I gave a talk locally last week to the Citizen Climate Lobby, following James Hansen. Hansen is championing a ‘fee and dividend’, where carbon is taxed and the revenue is then given to the poor (or other areas of society – not the government). I paste below what I wrote to some friends after my talk:
Though debating Fee and Dividend was a small % of the total event, I thought I’d lay out the logic I presented to see what I missed, or if you all disagree or agree or other.
Here is their logic/detail on Fee and Dividend… https://citizensclimatelobby.org/remi-report/#Overview
My main points:
1) I’m in favor of energy being more expensive as a transition to a different type of economic system, but taxing carbon by saying it will grow our economies is naive, ignorant and poses systemic risk.
2) Fee and dividend conflate the dollar value of carbon and the work value of carbon. When we tax say gasoline $1 and give that $1 to say, the poor, this is claimed by CCL to be ‘revenue neutral’ and the behaviors shift somehow so that the economies grow. This econometric-based analysis ignores the biophysical aspect of energy inputs. E.g. if we take 1 dollar of energy out of the economy and transfer it, we also are taking 90-100$ worth of ‘work’ done by that gasoline. So the dollars are the same, but the work is (much) less. Economies usually contract using this math, not grow.
3) The economy is a heat engine, requiring 7.1 milliwatts per $ (constant over time) http://www.inscc.utah.edu/~tgarrett/Economics/Physics_of_the_economy.html, but we now live in a world where financial claims far outweigh the natural resource and energy ability to service them. Any company or nation that reduces energy use (that can’t print their own currency) will be at severe disadvantage. 90% of global work force is carbon co-workers. We want to grow the economy but fire these workers. It doesn’t make any sense.
4) If we use $1 less of carbon, and give that $1 to someone who didn’t drive or use air conditioning etc., they will go spend that $ at a coffeeshop, at WalMart, at an amusement park, etc. There are extremely few activities in our world that are ‘carbon free’. Carbon free in our modern world is almost an oxymoron.
5) To distribute carbon fees as dividends to the poor as a combinatory climate mitigation and wealth inequality tool, risks a large backfire. The lowest 2 quintiles of our society spend 100% of their income. The top 5% spend 7% of their income. In a world with depleting oil fields (not 1 year view but 10 year view), a carbon fee with the money going to the poor quickly rebounds as a large call on more oil/gas/consumption as we are taking abstract wealth (digits in bank) and having them become an immediate call on natural resources.

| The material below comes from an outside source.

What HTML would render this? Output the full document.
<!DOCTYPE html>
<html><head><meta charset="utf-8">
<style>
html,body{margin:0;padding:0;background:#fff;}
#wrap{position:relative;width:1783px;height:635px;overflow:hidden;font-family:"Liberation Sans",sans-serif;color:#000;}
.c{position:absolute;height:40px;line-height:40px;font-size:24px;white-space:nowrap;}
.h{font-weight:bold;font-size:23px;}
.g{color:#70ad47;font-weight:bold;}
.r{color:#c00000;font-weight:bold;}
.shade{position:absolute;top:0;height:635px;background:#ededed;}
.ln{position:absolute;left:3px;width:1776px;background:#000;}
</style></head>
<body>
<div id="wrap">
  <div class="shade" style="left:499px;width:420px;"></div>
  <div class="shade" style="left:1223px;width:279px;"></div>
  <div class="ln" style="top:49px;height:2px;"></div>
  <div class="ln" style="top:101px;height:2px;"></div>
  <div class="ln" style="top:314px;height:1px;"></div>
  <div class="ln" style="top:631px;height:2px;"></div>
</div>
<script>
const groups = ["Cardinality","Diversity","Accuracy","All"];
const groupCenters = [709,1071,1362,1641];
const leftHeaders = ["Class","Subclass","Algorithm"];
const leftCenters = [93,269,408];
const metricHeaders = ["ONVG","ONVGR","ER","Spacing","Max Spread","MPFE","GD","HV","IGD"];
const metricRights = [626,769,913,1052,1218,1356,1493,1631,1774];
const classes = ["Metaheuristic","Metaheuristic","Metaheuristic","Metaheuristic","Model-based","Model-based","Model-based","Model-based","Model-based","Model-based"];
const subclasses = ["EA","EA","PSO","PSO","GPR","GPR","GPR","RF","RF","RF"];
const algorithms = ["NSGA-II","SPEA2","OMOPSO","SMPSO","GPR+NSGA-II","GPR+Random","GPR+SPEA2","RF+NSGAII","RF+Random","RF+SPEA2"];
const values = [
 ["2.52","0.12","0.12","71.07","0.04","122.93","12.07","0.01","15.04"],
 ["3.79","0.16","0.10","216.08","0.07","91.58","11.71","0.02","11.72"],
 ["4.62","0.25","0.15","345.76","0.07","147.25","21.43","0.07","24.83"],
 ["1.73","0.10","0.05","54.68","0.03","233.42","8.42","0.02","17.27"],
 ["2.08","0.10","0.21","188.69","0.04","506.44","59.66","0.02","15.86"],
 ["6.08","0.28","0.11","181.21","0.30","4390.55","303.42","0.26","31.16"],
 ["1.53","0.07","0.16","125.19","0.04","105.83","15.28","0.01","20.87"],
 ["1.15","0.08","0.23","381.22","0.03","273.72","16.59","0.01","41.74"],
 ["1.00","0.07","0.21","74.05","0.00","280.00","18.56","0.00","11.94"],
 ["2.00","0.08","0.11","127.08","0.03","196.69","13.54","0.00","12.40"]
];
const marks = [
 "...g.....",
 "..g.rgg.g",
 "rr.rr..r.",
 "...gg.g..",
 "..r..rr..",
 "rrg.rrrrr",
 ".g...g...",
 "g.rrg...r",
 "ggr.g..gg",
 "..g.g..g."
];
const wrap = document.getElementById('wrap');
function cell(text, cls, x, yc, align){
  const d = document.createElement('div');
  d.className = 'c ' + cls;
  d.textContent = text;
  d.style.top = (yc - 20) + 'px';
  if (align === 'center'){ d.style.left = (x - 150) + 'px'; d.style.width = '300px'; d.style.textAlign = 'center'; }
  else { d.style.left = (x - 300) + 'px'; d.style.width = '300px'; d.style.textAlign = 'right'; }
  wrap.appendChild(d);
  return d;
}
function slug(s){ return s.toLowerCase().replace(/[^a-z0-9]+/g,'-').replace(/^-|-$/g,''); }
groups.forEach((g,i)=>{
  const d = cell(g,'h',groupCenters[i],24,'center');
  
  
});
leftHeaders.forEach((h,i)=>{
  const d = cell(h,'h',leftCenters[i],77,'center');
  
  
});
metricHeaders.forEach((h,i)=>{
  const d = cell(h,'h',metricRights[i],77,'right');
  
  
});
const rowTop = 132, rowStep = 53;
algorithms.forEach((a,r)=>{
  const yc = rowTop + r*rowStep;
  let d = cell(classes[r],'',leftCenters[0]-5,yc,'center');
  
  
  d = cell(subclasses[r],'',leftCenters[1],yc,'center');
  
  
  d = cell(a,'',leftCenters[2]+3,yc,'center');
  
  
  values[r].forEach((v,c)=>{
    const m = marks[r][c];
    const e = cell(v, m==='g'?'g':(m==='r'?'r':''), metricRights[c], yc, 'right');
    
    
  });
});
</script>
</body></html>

6) British Columbia’s carbon tax is an excellent case study on why policy framed around climate action won’t ever work (in my opinion of course). Annual emissions declined from 2005-2013 but are now projected to significantly increase through 2020. This is happening because govt didn’t stick to the cost of accelerating carbon above $35 a ton, plus the carbon neutral projects were a colossal failure because developers just got $$ to develop property they would already destroy but just at a slower rate thanks to the carbon tax. And all this happened without accounting for the increase in carbon exported through BC through coal and shale oil.

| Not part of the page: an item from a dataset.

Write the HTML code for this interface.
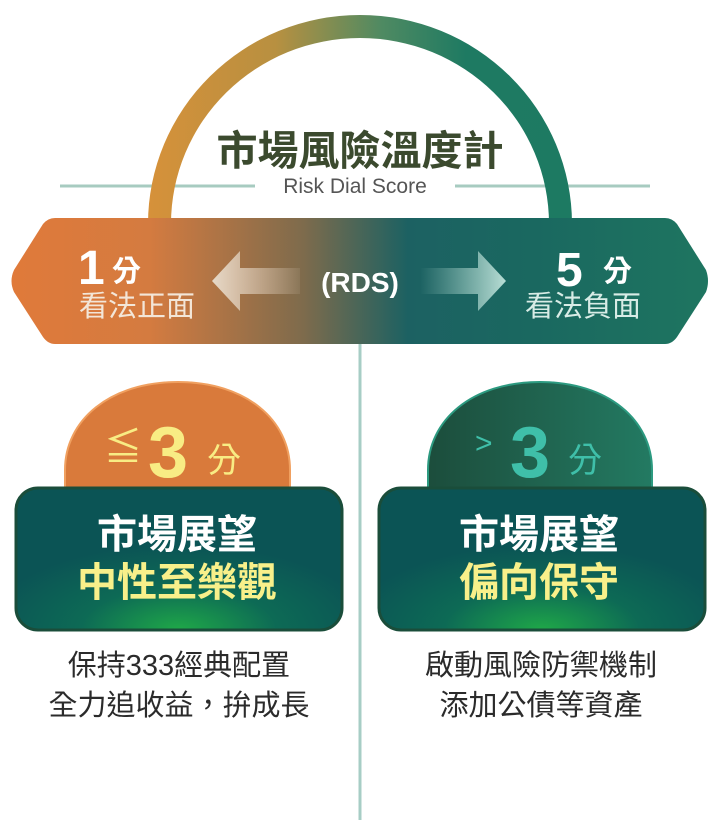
<!DOCTYPE html>
<html><head><meta charset="utf-8"><style>
html,body{margin:0;padding:0;background:#fff;width:720px;height:820px;overflow:hidden}
svg text{font-family:"Liberation Sans","Noto Sans CJK TC",sans-serif}
</style></head><body>
<svg width="720" height="820" viewBox="0 0 720 820" xmlns="http://www.w3.org/2000/svg">
<defs>
<linearGradient id="arch" x1="148" y1="0" x2="572" y2="0" gradientUnits="userSpaceOnUse">
<stop offset="0" stop-color="#d6913a"/><stop offset="0.3" stop-color="#b89040"/><stop offset="0.55" stop-color="#4f8a62"/><stop offset="0.75" stop-color="#1e7a62"/><stop offset="1" stop-color="#1d7a62"/></linearGradient>
<linearGradient id="ban" x1="10" y1="0" x2="708" y2="0" gradientUnits="userSpaceOnUse">
<stop offset="0" stop-color="#e07a3a"/><stop offset="0.2" stop-color="#d47b40"/><stop offset="0.42" stop-color="#7e6b4c"/><stop offset="0.57" stop-color="#1c6162"/><stop offset="0.75" stop-color="#1a6860"/><stop offset="1" stop-color="#1e7560"/></linearGradient>
<linearGradient id="la" x1="212" y1="0" x2="310" y2="0" gradientUnits="userSpaceOnUse"><stop offset="0" stop-color="#e6d9c8"/><stop offset="1" stop-color="#e6d9c8" stop-opacity="0"/></linearGradient>
<linearGradient id="ra" x1="420" y1="0" x2="506" y2="0" gradientUnits="userSpaceOnUse"><stop offset="0" stop-color="#a8d4cb" stop-opacity="0"/><stop offset="1" stop-color="#b8ddd5"/></linearGradient>
<radialGradient id="glow" cx="0.5" cy="1" r="0.6"><stop offset="0" stop-color="#1fa848"/><stop offset="0.5" stop-color="#0d6a55"/><stop offset="1" stop-color="#0b5455"/></radialGradient>
<linearGradient id="rdome" x1="0" y1="0" x2="1" y2="0"><stop offset="0" stop-color="#1c4d3c"/><stop offset="1" stop-color="#237a62"/></linearGradient>
</defs>
<line x1="60" y1="186" x2="255" y2="186" stroke="#a7cbc0" stroke-width="3"/>
<line x1="455" y1="186" x2="650" y2="186" stroke="#a7cbc0" stroke-width="3"/>
<line x1="360" y1="340" x2="360" y2="820" stroke="#a7cdc5" stroke-width="3"/>
<path d="M148 225 L148 224 A212 209 0 0 1 572 224 L572 225 L549 225 L549 224 A189 186 0 0 0 171 224 L171 225 Z" fill="url(#arch)"/>
<text x="360" y="165" text-anchor="middle" font-size="41" font-weight="bold" fill="#3b4a2e">市場風險溫度計</text>
<text x="355" y="193" text-anchor="middle" font-size="21" fill="#555">Risk Dial Score</text>
<path d="M55 218 L665 218 Q672 218 677 224 L706 270 Q710 281 706 292 L677 337 Q672 344 665 344 L55 344 Q48 344 43 337 L14 292 Q9 281 14 270 L43 224 Q48 218 55 218 Z" fill="url(#ban)"/>
<text x="78" y="284" font-size="48" font-weight="bold" fill="#fff">1</text>
<text x="112" y="281" font-size="29" font-weight="bold" fill="#fff">分</text>
<text x="79" y="316" font-size="29" fill="#f3e6d8">看法正面</text>
<path d="M212 281 L240 251 L240 268 L300 268 L300 294 L240 294 L240 311 Z" fill="url(#la)"/>
<path d="M506 281 L478 251 L478 268 L420 268 L420 294 L478 294 L478 311 Z" fill="url(#ra)"/>
<text x="360" y="292" text-anchor="middle" font-size="28" font-weight="bold" fill="#fff">(RDS)</text>
<text x="556" y="286" font-size="48" font-weight="bold" fill="#fff">5</text>
<text x="603" y="281" font-size="29" font-weight="bold" fill="#fff">分</text>
<text x="641" y="316" text-anchor="end" font-size="29" fill="#d8ece6">看法負面</text>
<path d="M65 495 L65 470 C65 420 110 382 178 382 C246 382 290 420 290 470 L290 495 Z" fill="#d97a3b" stroke="#f0a060" stroke-width="2"/>
<path d="M428 495 L428 470 C428 420 472 382 540 382 C608 382 652 420 652 470 L652 495 Z" fill="url(#rdome)" stroke="#2c9a80" stroke-width="2"/>
<text x="104" y="460" font-size="38" fill="#f8ec84">≦</text>
<text x="148" y="477" font-size="72" font-weight="bold" fill="#f8ec84">3</text>
<text x="207" y="472" font-size="34" fill="#f8ec84">分</text>
<text x="475" y="453" font-size="30" fill="#3fbfa9">&gt;</text>
<text x="510" y="477" font-size="72" font-weight="bold" fill="#3fbfa9">3</text>
<text x="568" y="472" font-size="34" fill="#3fbfa9">分</text>
<rect x="16" y="488" width="326" height="142" rx="22" fill="url(#glow)" stroke="#1a4d3a" stroke-width="3"/>
<rect x="379" y="488" width="326" height="142" rx="22" fill="url(#glow)" stroke="#1a4d3a" stroke-width="3"/>
<text x="177" y="548" text-anchor="middle" font-size="40" font-weight="bold" fill="#fff">市場展望</text>
<text x="177" y="596" text-anchor="middle" font-size="40" font-weight="bold" fill="#f8f08a">中性至樂觀</text>
<text x="539" y="548" text-anchor="middle" font-size="40" font-weight="bold" fill="#fff">市場展望</text>
<text x="539" y="596" text-anchor="middle" font-size="40" font-weight="bold" fill="#f8f08a">偏向保守</text>
<text x="179" y="675" text-anchor="middle" font-size="29" fill="#2b2b2b">保持333經典配置</text>
<text x="179" y="715" text-anchor="middle" font-size="29" fill="#2b2b2b">全力追收益，拚成長</text>
<text x="541" y="675" text-anchor="middle" font-size="29" fill="#2b2b2b">啟動風險防禦機制</text>
<text x="541" y="715" text-anchor="middle" font-size="29" fill="#2b2b2b">添加公債等資產</text>
</svg>
</body></html>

7) As long as we optimize dollars (as in a market system), the dissipative structure that is the global economy will just get larger. So fee and dividend is just a feel good mechanism to shift where the heavy lifting is done. Arranging deck chairs without reducing emissions. And definitely without reducing emissions at the levels needed. http://www.economist.com/news/briefing/21569039-europes-energy-policy-delivers-worst-all-possible-worlds-unwelcome-renaissance
8) As long as there are one or more countries that don’t tax carbon, (and as long as goods that are made with coal are not subject to a special tax), then adding the carbon tax will tend to move manufacturing toward countries without such a tax. This will increase the advantage that these countries already have because of the use of low-priced coal in manufacturing and home heating. (Wages can be less with coal, too!)
9) The dividend likely increases demand for products from these countries, because of the mix of products poor people buy.

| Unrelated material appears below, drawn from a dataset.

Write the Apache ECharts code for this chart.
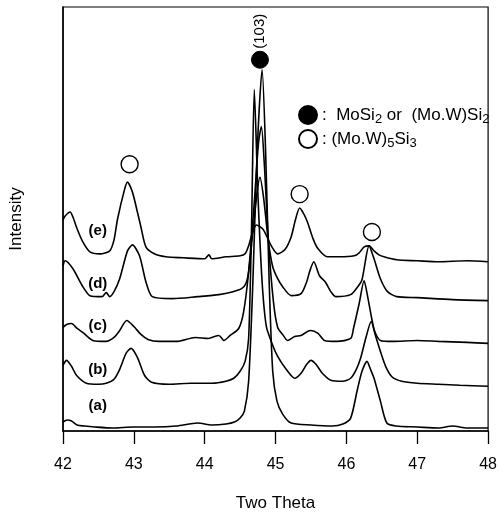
<!DOCTYPE html>
<html>
<head>
<meta charset="utf-8">
<title>XRD patterns</title>
<script src="https://cdn.jsdelivr.net/npm/echarts@6/dist/echarts.min.js"></script>
<style>
  html, body { margin: 0; padding: 0; background: #fff; }
  #xrd { width: 500px; height: 517px; }
</style>
</head>
<body>
<div id="xrd"></div>
<script>
// curves: [two theta, intensity (offset already included)]
var curveA = [[42.0, 9], [42.06, 11], [42.12, 10], [42.2, 6], [42.3, 5], [42.45, 4], [42.7, 3], [43.0, 4], [43.3, 4], [43.6, 5], [43.9, 8], [44.1, 6], [44.3, 7], [44.42, 9], [44.5, 13], [44.56, 20], [44.62, 50], [44.68, 150], [44.74, 280], [44.81, 363], [44.86, 280], [44.91, 150], [44.96, 60], [45.02, 30], [45.1, 17], [45.22, 8], [45.5, 6], [45.8, 5], [45.95, 7], [46.06, 13], [46.15, 40], [46.22, 60], [46.29, 70], [46.34, 62], [46.39, 53], [46.48, 30], [46.57, 8], [46.7, 5], [47.0, 4], [47.3, 3], [47.5, 5], [47.7, 3], [48.0, 3]];
var curveB = [[42.0, 66], [42.05, 71], [42.12, 65], [42.19, 56], [42.33, 48], [42.5, 47], [42.61, 48], [42.72, 52], [42.8, 62], [42.89, 78], [42.96, 83], [43.05, 74], [43.15, 56], [43.25, 49], [43.5, 47], [43.8, 48], [44.1, 48], [44.3, 50], [44.41, 53], [44.5, 60], [44.57, 70], [44.62, 93], [44.66, 200], [44.70, 343], [44.75, 240], [44.81, 150], [44.87, 105], [44.95, 88], [45.03, 75], [45.15, 62], [45.27, 53], [45.36, 58], [45.44, 67], [45.5, 71], [45.57, 67], [45.66, 58], [45.78, 51], [45.95, 50], [46.06, 53], [46.14, 62], [46.2, 73], [46.28, 95], [46.35, 110], [46.41, 96], [46.48, 80], [46.56, 64], [46.65, 54], [46.78, 50], [47.0, 48], [47.3, 47], [47.6, 46], [48.0, 45]];
var curveC = [[42.0, 104], [42.05, 107], [42.12, 108], [42.2, 103], [42.28, 99], [42.42, 91], [42.61, 90], [42.72, 94], [42.8, 101], [42.9, 111], [43.0, 105], [43.1, 97], [43.2, 92], [43.35, 90], [43.6, 90], [43.87, 94], [44.05, 93], [44.2, 96], [44.27, 91], [44.36, 96], [44.48, 103], [44.55, 120], [44.62, 160], [44.7, 230], [44.76, 290], [44.8, 306], [44.84, 270], [44.9, 190], [44.97, 130], [45.03, 104], [45.1, 97], [45.17, 91], [45.27, 95], [45.36, 96], [45.45, 100], [45.5, 101], [45.6, 98], [45.69, 91], [45.87, 90], [46.06, 93], [46.1, 103], [46.18, 128], [46.25, 151], [46.3, 135], [46.36, 112], [46.4, 100], [46.48, 91], [46.65, 90], [47.0, 91], [47.3, 90], [47.7, 89], [48.0, 88]];
var curveD = [[42.0, 166], [42.03, 171], [42.14, 163], [42.28, 145], [42.38, 136], [42.55, 135], [42.61, 139], [42.66, 135], [42.72, 140], [42.8, 153], [42.91, 181], [42.98, 187], [43.08, 176], [43.17, 150], [43.26, 135], [43.54, 133], [43.9, 135], [44.2, 137], [44.4, 140], [44.52, 143], [44.58, 148], [44.62, 160], [44.68, 200], [44.74, 240], [44.78, 255], [44.83, 235], [44.9, 190], [44.96, 165], [45.03, 153], [45.1, 145], [45.22, 136], [45.36, 138], [45.44, 150], [45.48, 160], [45.54, 170], [45.62, 156], [45.7, 150], [45.78, 140], [45.85, 135], [46.06, 137], [46.16, 145], [46.22, 152], [46.32, 186], [46.39, 173], [46.48, 153], [46.58, 140], [46.71, 135], [47.0, 134], [47.5, 132], [48.0, 131]];
var curveE = [[42.0, 212], [42.03, 216], [42.1, 220], [42.14, 215], [42.2, 203], [42.28, 190], [42.38, 180], [42.52, 178], [42.66, 181], [42.72, 192], [42.77, 213], [42.87, 243], [42.91, 250], [42.98, 240], [43.05, 220], [43.1, 205], [43.17, 185], [43.29, 178], [43.45, 175], [43.7, 174], [44.0, 173], [44.06, 177], [44.1, 173], [44.3, 175], [44.5, 176], [44.57, 178], [44.62, 186], [44.66, 196], [44.73, 207], [44.82, 203], [44.88, 195], [44.94, 186], [45.03, 178], [45.13, 182], [45.22, 195], [45.28, 212], [45.34, 224], [45.4, 218], [45.45, 210], [45.53, 193], [45.6, 183], [45.73, 175], [45.9, 175], [46.11, 176], [46.18, 179], [46.25, 185], [46.32, 186], [46.39, 181], [46.46, 177], [46.53, 175], [46.71, 172], [47.0, 171], [47.3, 170], [47.7, 171], [48.0, 170]];

var curveNames = ['(a)', '(b)', '(c)', '(d)', '(e)'];
// where the (a)..(e) tags sit
var tagPoints = [[42.49, 25], [42.49, 61], [42.49, 106], [42.49, 148], [42.49, 201]];

// peak markers
var mosi2Peaks = [[44.78, 373]];
var mow5si3Peaks = [[42.94, 268], [45.34, 238], [46.36, 200]];

var xTicks = [42, 43, 44, 45, 46, 47, 48];

var font = 'Liberation Sans, Arial, sans-serif';
var myChart = echarts.init(document.getElementById('xrd'));

var series = [];
[curveA, curveB, curveC, curveD, curveE].forEach(function (c, i) {
    series.push({
        name: curveNames[i],
        type: 'line',
        data: c,
        showSymbol: false,
        smooth: 0.25,
        lineStyle: { color: '#000', width: 1.6 },
        z: 2
    });
});

// (a)..(e)
series.push({
    name: 'tags',
    type: 'scatter',
    symbolSize: 0,
    data: tagPoints.map(function (p, i) { return { value: p, name: curveNames[i] }; }),
    itemStyle: { opacity: 1 },
    label: {
        show: true,
        position: 'inside',
        formatter: '{b}',
        color: '#000',
        opacity: 1,
        fontSize: 15,
        fontWeight: 'bold',
        fontFamily: font
    },
    silent: true,
    z: 4
});

series.push({
    name: 'MoSi2',
    type: 'scatter',
    symbol: 'circle',
    symbolSize: 17,
    data: mosi2Peaks,
    itemStyle: { color: '#000', borderColor: '#000', borderWidth: 1, opacity: 1 },
    label: {
        show: true,
        position: 'top',
        distance: 2,
        rotate: 90,
        align: 'left',
        verticalAlign: 'middle',
        formatter: '(103)',
        color: '#000',
        fontSize: 15,
        fontFamily: font
    },
    z: 5
});

series.push({
    name: 'MoW5Si3',
    type: 'scatter',
    symbol: 'circle',
    symbolSize: 17,
    data: mow5si3Peaks,
    itemStyle: { color: '#fff', borderColor: '#000', borderWidth: 1.4, opacity: 1 },
    z: 5
});

var legendText = {
    'MoSi2': '{t|:  MoSi}{s|2}{t| or  (Mo.W)Si}{s|2}',
    'MoW5Si3': '{t|: (Mo.W)}{s|5}{t|Si}{s|3}'
};

myChart.setOption({
    animation: false,
    backgroundColor: '#fff',
    grid: {
        left: 63,
        right: 8,
        top: 7,
        bottom: 84,
        show: true,
        borderColor: '#000',
        borderWidth: 1.2
    },
    legend: {
        data: ['MoSi2', 'MoW5Si3'],
        orient: 'vertical',
        left: 293,
        top: 100,
        itemWidth: 18,
        itemHeight: 18,
        itemGap: 3,
        selectedMode: false,
        formatter: function (name) { return legendText[name]; },
        textStyle: {
            rich: {
                t: { fontSize: 17, color: '#000', fontFamily: font, lineHeight: 22 },
                s: { fontSize: 13, color: '#000', fontFamily: font, lineHeight: 12, verticalAlign: 'bottom' }
            }
        }
    },
    xAxis: {
        type: 'value',
        min: 42,
        max: 48,
        interval: 1,
        name: 'Two Theta',
        nameLocation: 'middle',
        nameGap: 64,
        nameTextStyle: { fontSize: 17, color: '#000', fontFamily: font },
        axisLine: { lineStyle: { color: '#000', width: 1.5 } },
        axisTick: { show: true, inside: false, length: 13, lineStyle: { color: '#000', width: 1.3 } },
        axisLabel: {
            fontSize: 16,
            color: '#000',
            fontFamily: font,
            margin: 26,
            customValues: xTicks
        },
        splitLine: { show: false }
    },
    yAxis: {
        type: 'value',
        min: 0,
        max: 426,
        name: 'Intensity',
        nameLocation: 'middle',
        nameGap: 38,
        nameTextStyle: { fontSize: 17, color: '#000', fontFamily: font },
        axisLine: { show: true, lineStyle: { color: '#000', width: 1.5 } },
        axisTick: { show: false },
        axisLabel: { show: false },
        splitLine: { show: false }
    },
    series: series
});
</script>
</body>
</html>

My talk was well received but this aspect of it was very unpopular as I hit a lot of emotional buttons on people who are already fully committed to fee and dividend outreach and activism. I suspect leisure is a great supporter of virtue and when the ‘economy is going south or souther’, there will be some switching of teams. I hope to be wrong about that as I do think the sapient thing is for energy [prices] to be gradually become much more expensive, in an accelerating manner.
Jay Hanson’s response: Nice summation Nate. Fossil fuels are a dirty word on Scribbler’s site. Try commenting about their importance to the economy and the modern world on his site and you will be censored and banned from further commenting. He believes renewables can replace all fossil fuels without drastically changing our way of life. Many prominent climate scientists believe that we can innovate our way out of this mess as well. This is the major disconnect preventing any substantive discussion on root causes for human overshoot and the inevitable collapse to follow.
One thought on “By Nate Hagens: Carbon Fee and Dividend: It Won’t Work”
Nate, kudos for standing up against “magical thinking” with hard-headed realism. More needs to be said, though, to why the easy switch-over to fossil fuels won’t negate your argument that we’re eliminating the unacknowledged energy “workers” implicit in FF’s. EROI’s for renewables are mostly unacknowledged at how poor they are in realistic accounting. Even worse, as someone who loves Nature and our place among all species, the value of the land needed for solar PV and wind is also taken as ~free. Yet it’s upwards past 100x that needed for nuclear power. You have probably run across the excellent analysis of the BC carbon tax failure from Aldyen Donnelly, no?